§ **STATED GOAL**:
Look for the line containing "Output the Python" and the line containing "d_level = [0, 0, 0.2, 0.42, 0.68, 0.88, 1, 1]"; retype them and all lines between, exactly, and leave out the pictures.

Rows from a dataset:

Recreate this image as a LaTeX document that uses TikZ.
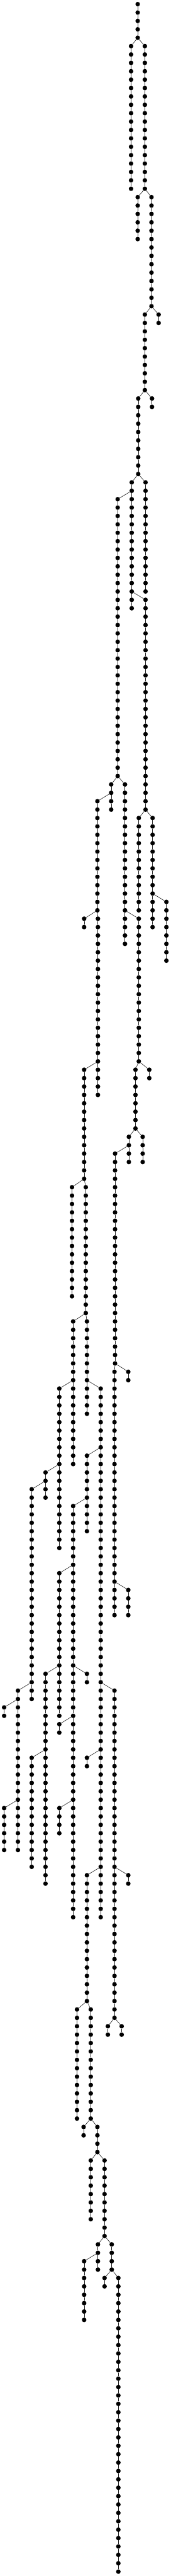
\documentclass[tikz,border=0pt]{standalone}
\newcommand\ychain[4]{%
  \foreach \r in {#3,...,#4}{%
    \node[dot] (#1-\r) at ({#2/3},{10+20.266*\r}) {};
    \ifnum\r>#3\relax
      \pgfmathtruncatemacro\p{\r-1}%
      \draw[edge] (#1-\p) -- (#1-\r);
    \fi
  }%
}
\newcommand\bchain[5]{\ychain{#1}{#2}{#3}{#4}\draw[edge] (#5) -- (#1-#3);}
\begin{document}
\begin{tikzpicture}[x=1pt,y=-1pt,
  dot/.style={circle,fill=black,inner sep=0pt,minimum size=11pt},
  edge/.style={draw=black!85,line width=1pt}]
\useasboundingbox (0,0) rectangle (412,6222);
\ychain{A}{998}{0}{4}
\bchain{B}{950}{5}{22}{A-4}
\bchain{C}{1050}{5}{22}{A-4}
\bchain{D}{998}{23}{28}{C-22}
\bchain{E}{1098}{23}{36}{C-22}
\bchain{F}{1150}{37}{38}{E-36}
\bchain{G}{1050}{37}{46}{E-36}
\bchain{H}{1102}{47}{48}{G-46}
\bchain{I}{1002}{47}{56}{G-46}
\bchain{J}{955}{57}{72}{I-56}
\bchain{K}{1055}{57}{70}{I-56}
\bchain{L}{853}{59}{92}{J-58}
\bchain{M}{1055}{71}{96}{J-70}
\bchain{N}{806}{93}{96}{L-92}
\bchain{O}{906}{93}{112}{L-92}
\bchain{P}{706}{95}{108}{N-94}
\bchain{Q}{1006}{97}{108}{M-96}
\bchain{R}{1106}{97}{110}{M-96}
\bchain{S}{1206}{107}{114}{R-106}
\bchain{T}{610}{109}{110}{P-108}
\bchain{U}{710}{109}{126}{P-108}
\bchain{V}{1006}{109}{126}{O-108}
\bchain{W}{610}{127}{140}{U-126}
\bchain{X}{710}{127}{130}{U-126}
\bchain{Y}{982}{127}{134}{V-126}
\bchain{Z}{1082}{127}{128}{V-126}
\bchain{AA}{934}{135}{138}{Y-134}
\bchain{AB}{1034}{135}{138}{Y-134}
\bchain{AC}{834}{137}{162}{AA-136}
\bchain{AD}{522}{141}{154}{W-140}
\bchain{AE}{622}{141}{156}{W-140}
\bchain{AF}{530}{157}{174}{AE-156}
\bchain{AG}{630}{157}{168}{AE-156}
\bchain{AH}{930}{163}{164}{AC-162}
\bchain{AI}{830}{163}{192}{AC-162}
\bchain{AJ}{430}{165}{184}{AF-164}
\bchain{AK}{730}{165}{228}{AG-164}
\bchain{AL}{630}{173}{182}{AK-172}
\bchain{AM}{330}{175}{178}{AJ-174}
\bchain{AN}{230}{177}{202}{AM-176}
\bchain{AO}{530}{179}{228}{AL-178}
\bchain{AP}{430}{187}{204}{AO-186}
\bchain{AQ}{930}{189}{192}{AI-188}
\bchain{AR}{630}{199}{200}{AO-198}
\bchain{AS}{330}{199}{224}{AP-198}
\bchain{AT}{130}{201}{220}{AN-200}
\bchain{AU}{830}{201}{240}{AK-200}
\bchain{AV}{30}{203}{204}{AT-202}
\bchain{AW}{430}{205}{206}{AO-204}
\bchain{AX}{230}{209}{222}{AS-208}
\bchain{AY}{630}{209}{210}{AK-208}
\bchain{AZ}{30}{215}{220}{AT-214}
\bchain{BA}{430}{215}{218}{AO-214}
\bchain{BB}{630}{223}{238}{AK-222}
\bchain{BC}{930}{223}{224}{AU-222}
\bchain{BD}{558}{239}{252}{BB-238}
\bchain{BE}{658}{239}{252}{BB-238}
\bchain{BF}{782}{241}{242}{AU-240}
\bchain{BG}{882}{241}{242}{AU-240}
\bchain{BH}{606}{253}{254}{BE-252}
\bchain{BI}{706}{253}{256}{BE-252}
\bchain{BJ}{658}{257}{264}{BI-256}
\bchain{BK}{758}{257}{266}{BI-256}
\bchain{BL}{710}{267}{270}{BK-266}
\bchain{BM}{810}{267}{270}{BK-266}
\bchain{BN}{610}{269}{276}{BL-268}
\bchain{BO}{758}{271}{272}{BM-270}
\bchain{BP}{858}{271}{306}{BM-270}
\end{tikzpicture}
\end{document}
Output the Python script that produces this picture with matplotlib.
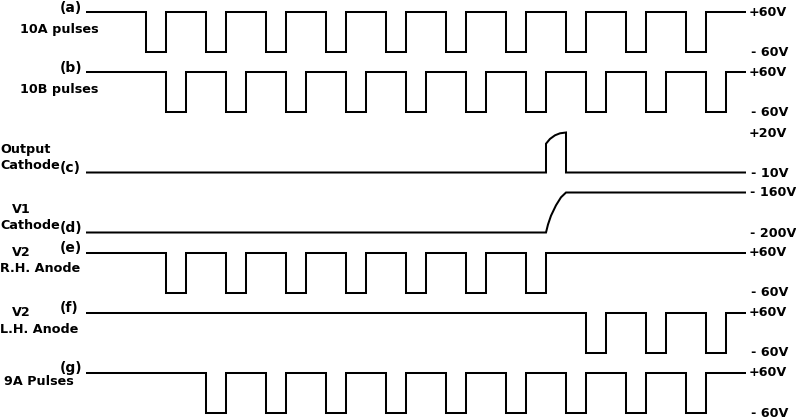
import matplotlib
matplotlib.use("Agg")
import matplotlib.pyplot as plt

# time in grid steps, levels: 1 = top of trace, 0 = bottom of trace
T_END = 33
falls_a = [3, 6, 9, 12, 15, 18, 21, 24, 27, 30]
falls_b = [4, 7, 10, 13, 16, 19, 22, 25, 28, 31]
falls_e = [4, 7, 10, 13, 16, 19, 22]
falls_f = [25, 28, 31]
falls_g = [6, 9, 12, 15, 18, 21, 24, 27, 30]

# output cathode pulse, read off the picture
c_t = [0, 23, 23, 23.2, 23.45, 23.7, 24, 24, 33]
c_level = [0, 0, 0.72, 0.84, 0.93, 0.98, 1, 0, 0]

# V1 cathode rise
d_t = [0, 23, 23.1, 23.25, 23.5, 23.75, 24, 33]
d_level = [0, 0, 0.2, 0.42, 0.68, 0.88, 1, 1]

letter_labels = [
    ("(a)", 60, 8), ("(b)", 60, 68), ("(c)", 60, 168), ("(d)", 60, 228),
    ("(e)", 60, 248), ("(f)", 60, 308), ("(g)", 60, 368),
]
side_labels = [
    ("10A pulses", 20, 29), ("10B pulses", 20, 89),
    ("Output", 0, 149), ("Cathode", 0, 165),
    ("V1", 12, 209), ("Cathode", 0, 225),
    ("V2", 12, 253), ("R.H. Anode", 0, 269),
    ("V2", 12, 313), ("L.H. Anode", 0, 329),
    ("9A Pulses", 4, 381),
]
volt_labels = [
    ("+60V", 749, 12), ("- 60V", 751, 52.5),
    ("+60V", 749, 72), ("- 60V", 751, 113),
    ("+20V", 749, 133), ("- 10V", 751, 173),
    ("- 160V", 750, 192.5), ("- 200V", 750, 233),
    ("+60V", 749, 252.5), ("- 60V", 751, 293),
    ("+60V", 749, 312.5), ("- 60V", 751, 353),
    ("+60V", 749, 372.5), ("- 60V", 751, 413),
]


def pulse_train(falls):
    t = [0]
    level = [1]
    for f in falls:
        t += [f, f, f + 1, f + 1]
        level += [1, 0, 0, 1]
    t.append(T_END)
    level.append(1)
    return t, level


W, H = 796, 419
fig = plt.figure(figsize=(W / 100, H / 100), dpi=100)

# one thin axes per trace, each 40 px tall, top edge at the +60V line
traces = [
    (12.5, pulse_train(falls_a)),
    (72.5, pulse_train(falls_b)),
    (132.5, (c_t, c_level)),
    (192.5, (d_t, d_level)),
    (252.5, pulse_train(falls_e)),
    (312.5, pulse_train(falls_f)),
    (372.5, pulse_train(falls_g)),
]
for top, (t, level) in traces:
    ax = fig.add_axes([86 / W, 1 - (top + 40) / H, 660 / W, 40 / H])
    ax.plot(t, level, color="black", lw=1.45, solid_joinstyle="miter",
            solid_capstyle="butt", clip_on=False)
    ax.set_xlim(0, T_END)
    ax.set_ylim(0, 1)
    ax.axis("off")

for s, x, y in side_labels + volt_labels:
    fig.text(x / W, 1 - y / H, s, fontsize=9.2, fontweight="bold", color="black",
             ha="left", va="center", family="DejaVu Sans")
for s, x, y in letter_labels:
    fig.text(x / W, 1 - y / H, s, fontsize=10, fontweight="bold", color="black",
             ha="left", va="center", family="DejaVu Sans")

fig.savefig("out.png", dpi=100)
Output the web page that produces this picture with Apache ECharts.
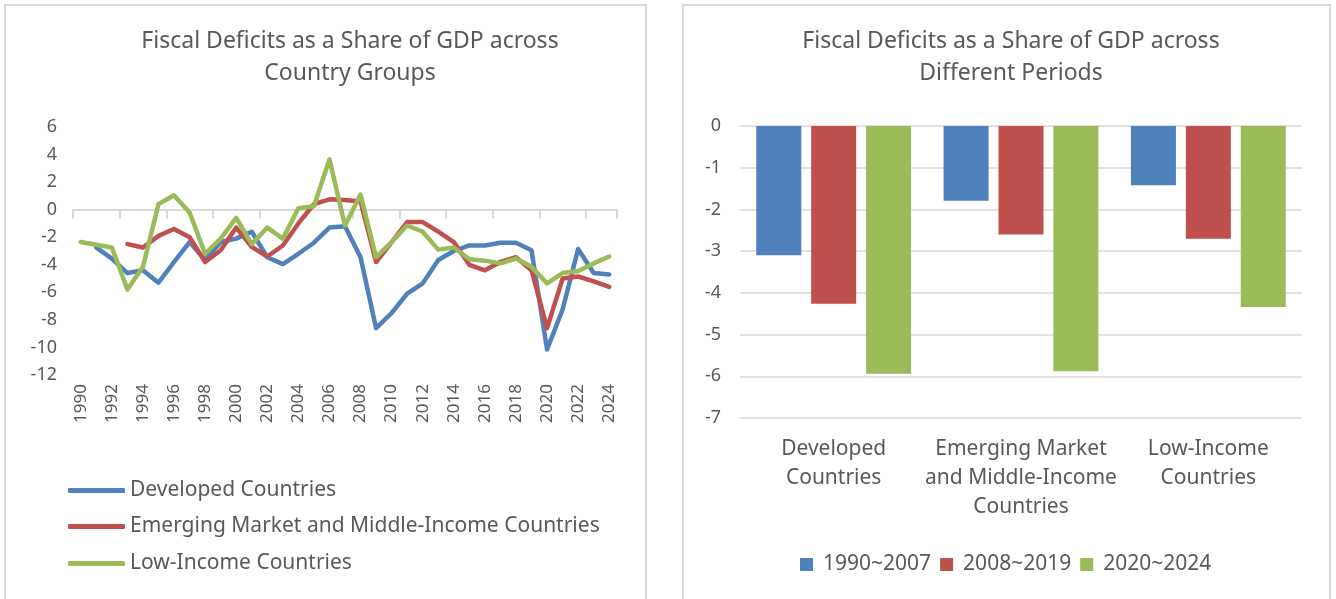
<!DOCTYPE html>
<html>
<head>
<meta charset="utf-8">
<script src="https://cdn.jsdelivr.net/npm/echarts@5/dist/echarts.min.js"></script>
<style>
html,body{margin:0;padding:0;background:#fff;}
#c{width:1336px;height:599px;}
</style>
</head>
<body>
<div id="c"></div>
<script>
// ---- Data ----
const years = ['1990','1991','1992','1993','1994','1995','1996','1997','1998','1999','2000','2001','2002','2003','2004','2005','2006','2007','2008','2009','2010','2011','2012','2013','2014','2015','2016','2017','2018','2019','2020','2021','2022','2023','2024'];
const developed = [null,-2.75,-3.55,-4.6,-4.4,-5.3,-3.8,-2.35,-3.65,-2.35,-2.1,-1.6,-3.45,-3.95,-3.2,-2.4,-1.3,-1.2,-3.45,-8.6,-7.5,-6.1,-5.35,-3.65,-3.0,-2.6,-2.6,-2.4,-2.4,-2.95,-10.15,-7.25,-2.85,-4.6,-4.7];
const emerging = [null,null,null,-2.5,-2.75,-1.9,-1.4,-2.0,-3.8,-2.95,-1.3,-2.7,-3.4,-2.6,-1.0,0.4,0.75,0.7,0.6,-3.8,-2.35,-0.9,-0.9,-1.6,-2.35,-4.0,-4.4,-3.8,-3.45,-4.4,-8.6,-5.0,-4.85,-5.2,-5.6];
const lowIncome = [-2.35,-2.55,-2.75,-5.8,-4.15,0.4,1.05,-0.2,-3.2,-2.1,-0.6,-2.5,-1.3,-2.1,0.1,0.25,3.65,-1.15,1.1,-3.45,-2.35,-1.15,-1.6,-2.9,-2.75,-3.6,-3.7,-3.9,-3.55,-4.15,-5.35,-4.6,-4.45,-3.9,-3.4];
const lineNames = ['Developed Countries','Emerging Market and Middle-Income Countries','Low-Income Countries'];

const groupLabels = ['Developed\nCountries','Emerging Market\nand Middle-Income\nCountries','Low-Income\nCountries'];
const periods = ['1990~2007','2008~2019','2020~2024'];
const p1990 = [-3.1,-1.79,-1.42];
const p2008 = [-4.26,-2.6,-2.7];
const p2020 = [-5.94,-5.88,-4.34];

const leftTicks = {min:-12,max:6,interval:2};
const rightTicks = {min:-7,max:0,interval:1};

// ---- Styles ----
const BLUE='#4F81BD', RED='#C0504D', GREEN='#9BBB59';
const TXT='#595959';
const FONT='"Noto Sans", sans-serif';

const chart = echarts.init(document.getElementById('c'), null, {renderer:'canvas'});

const lineSeries = [developed, emerging, lowIncome].map((d,i)=>({
  name: lineNames[i], type:'line', xAxisIndex:0, yAxisIndex:0,
  data: d, symbol:'none', connectNulls:false,
  lineStyle:{width:4.5, color:[BLUE,RED,GREEN][i], cap:'round', join:'round'},
  itemStyle:{color:[BLUE,RED,GREEN][i]}
}));

const barSeries = [p1990,p2008,p2020].map((d,i)=>({
  name: periods[i], type:'bar', xAxisIndex:2, yAxisIndex:1,
  data:d, barWidth:45, barGap:'22%',
  itemStyle:{color:[BLUE,RED,GREEN][i]}
}));

const legTxt = {fontFamily:FONT,fontSize:21,color:TXT};

const option = {
  animation:false,
  backgroundColor:'#fff',
  textStyle:{fontFamily:FONT},
  graphic:[
    {type:'rect', shape:{x:5,y:5,width:641,height:640}, style:{fill:'none',stroke:'#d9d9d9',lineWidth:2}},
    {type:'rect', shape:{x:683,y:5,width:647,height:640}, style:{fill:'none',stroke:'#d9d9d9',lineWidth:2}}
  ],
  title:[
    {text:'Fiscal Deficits as a Share of GDP across\nCountry Groups', left:345, textAlign:'center', top:20,
     textStyle:{fontFamily:FONT, fontSize:23, fontWeight:'normal', color:TXT, lineHeight:32}},
    {text:'Fiscal Deficits as a Share of GDP across\nDifferent Periods', left:1006, textAlign:'center', top:20,
     textStyle:{fontFamily:FONT, fontSize:23, fontWeight:'normal', color:TXT, lineHeight:32}}
  ],
  legend:[
    {data:[lineNames[0]], left:63, top:475, icon:'roundRect', itemWidth:57, itemHeight:5, textStyle:legTxt},
    {data:[lineNames[1]], left:63, top:511, icon:'roundRect', itemWidth:57, itemHeight:5, textStyle:legTxt},
    {data:[lineNames[2]], left:63, top:548, icon:'roundRect', itemWidth:57, itemHeight:5, textStyle:legTxt},
    {data:periods, left:795, top:549, icon:'rect', itemWidth:13, itemHeight:13, itemGap:9,
     textStyle:{fontFamily:FONT,fontSize:21,color:TXT,padding:[0,0,0,5]}}
  ],
  grid:[
    {left:73, right:719, top:127, bottom:224, containLabel:false},
    {left:740, right:34, top:126, bottom:181, containLabel:false}
  ],
  xAxis:[
    {type:'category', gridIndex:0, data:years, boundaryGap:true, position:'bottom',
     axisLine:{onZero:true, lineStyle:{color:'#d9d9d9', width:2}},
     axisTick:{show:true, length:9, lineStyle:{color:'#d9d9d9', width:2}},
     axisLabel:{show:false}},
    {type:'category', gridIndex:0, data:years, boundaryGap:true, position:'bottom',
     axisLine:{show:false, onZero:false}, axisTick:{show:false},
     axisLabel:{show:true, interval:1, rotate:90, margin:9, fontFamily:FONT, fontSize:17, color:TXT}},
    {type:'category', gridIndex:1, data:groupLabels, position:'bottom',
     axisLine:{show:false, onZero:false}, axisTick:{show:false},
     axisLabel:{interval:0, margin:17, fontFamily:FONT, fontSize:21, color:TXT, lineHeight:29}}
  ],
  yAxis:[
    {type:'value', gridIndex:0, min:leftTicks.min, max:leftTicks.max, interval:leftTicks.interval,
     axisLine:{show:false}, axisTick:{show:false}, splitLine:{show:false},
     axisLabel:{margin:16, fontFamily:FONT, fontSize:18, color:TXT}},
    {type:'value', gridIndex:1, min:rightTicks.min, max:rightTicks.max, interval:rightTicks.interval,
     axisLine:{show:false}, axisTick:{show:false},
     splitLine:{show:true, lineStyle:{color:'#d9d9d9', width:1.5}},
     axisLabel:{margin:19, fontFamily:FONT, fontSize:18, color:TXT}}
  ],
  series: lineSeries.concat(barSeries)
};
chart.setOption(option);
</script>
</body>
</html>
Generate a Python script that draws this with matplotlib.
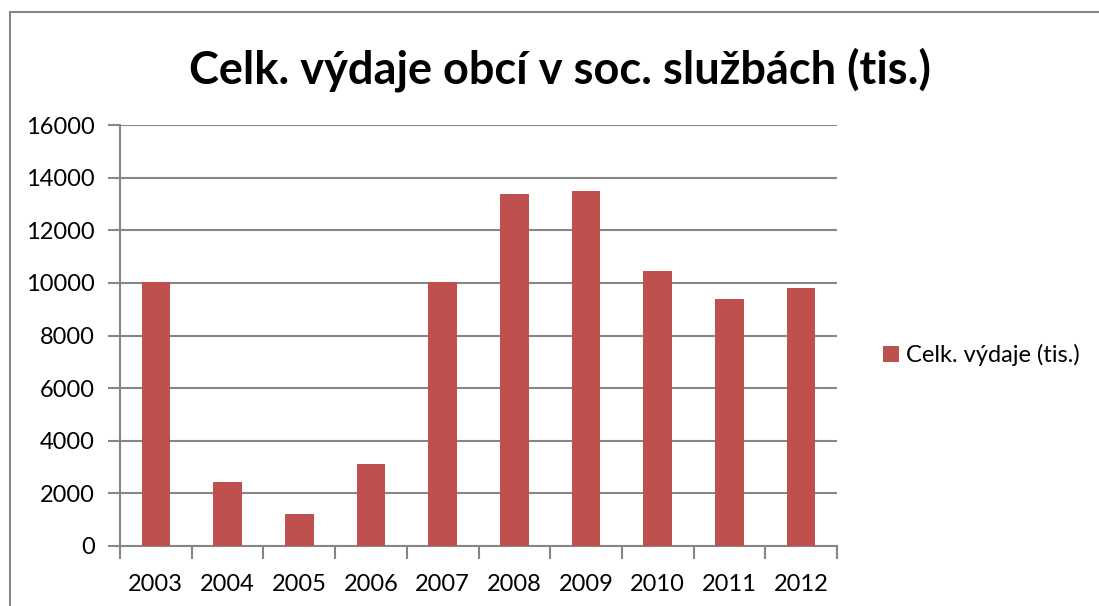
import matplotlib.pyplot as plt
import numpy as np
from matplotlib.patches import Rectangle

years = ["2003", "2004", "2005", "2006", "2007", "2008", "2009", "2010", "2011", "2012"]
vydaje = [10040, 2440, 1200, 3120, 10050, 13360, 13510, 10470, 9370, 9820]
yticks = [0, 2000, 4000, 6000, 8000, 10000, 12000, 14000, 16000]

plt.rcParams['font.family'] = ['Lato', 'DejaVu Sans']

W, H = 1099, 606
fig = plt.figure(figsize=(W / 100, H / 100), dpi=100)
ax = fig.add_axes([120 / W, 1 - 546 / H, (837 - 120) / W, (546 - 125) / H])

grid_c = '#868686'
bar_c = '#C0504D'

x = np.arange(len(years))
ax.bar(x, vydaje, width=0.4, color=bar_c, label='Celk. výdaje (tis.)', zorder=3)

ax.set_xlim(-0.5, len(years) - 0.5)
ax.set_ylim(0, 16000)
ax.set_yticks(yticks)
ax.set_yticklabels([str(v) for v in yticks])
ax.grid(axis='y', color=grid_c, linewidth=1.5, zorder=0)

ax.set_xticks(x)
ax.set_xticklabels(years)
ax.set_xticks(np.arange(len(years) + 1) - 0.5, minor=True)
ax.tick_params(axis='x', which='major', length=0, pad=20, labelsize=17)
ax.tick_params(axis='x', which='minor', length=9, width=1.5, color=grid_c, direction='out')
ax.tick_params(axis='y', length=9, width=1.5, color=grid_c, pad=9, labelsize=17)

for s in ['top', 'right']:
    ax.spines[s].set_visible(False)
for s in ['left', 'bottom']:
    ax.spines[s].set_color(grid_c)
    ax.spines[s].set_linewidth(1.5)

fig.text(560 / W, 1 - 70 / H, 'Celk. výdaje obcí v soc. službách (tis.)',
         ha='center', va='center', fontsize=32.5, fontweight='bold')

fig.legend(loc='center left', bbox_to_anchor=(862 / W, 1 - 355 / H), frameon=False,
           fontsize=17, handlelength=0.65, handleheight=0.65, handletextpad=0.3)

# chart frame
fig.add_artist(Rectangle((9.5 / W, -0.1), 1.2, 1.1 - 12.5 / H, transform=fig.transFigure,
                         fill=False, edgecolor=grid_c, linewidth=1.5))

fig.savefig('out.png', dpi=100)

§ **EXERCISE OUTPUT**:
Output the Python script that produces this picture with matplotlib.
import matplotlib
matplotlib.use("Agg")
import matplotlib.pyplot as plt

# time in grid steps, levels: 1 = top of trace, 0 = bottom of trace
T_END = 33
falls_a = [3, 6, 9, 12, 15, 18, 21, 24, 27, 30]
falls_b = [4, 7, 10, 13, 16, 19, 22, 25, 28, 31]
falls_e = [4, 7, 10, 13, 16, 19, 22]
falls_f = [25, 28, 31]
falls_g = [6, 9, 12, 15, 18, 21, 24, 27, 30]

# output cathode pulse, read off the picture
c_t = [0, 23, 23, 23.2, 23.45, 23.7, 24, 24, 33]
c_level = [0, 0, 0.72, 0.84, 0.93, 0.98, 1, 0, 0]

# V1 cathode rise
d_t = [0, 23, 23.1, 23.25, 23.5, 23.75, 24, 33]
d_level = [0, 0, 0.2, 0.42, 0.68, 0.88, 1, 1]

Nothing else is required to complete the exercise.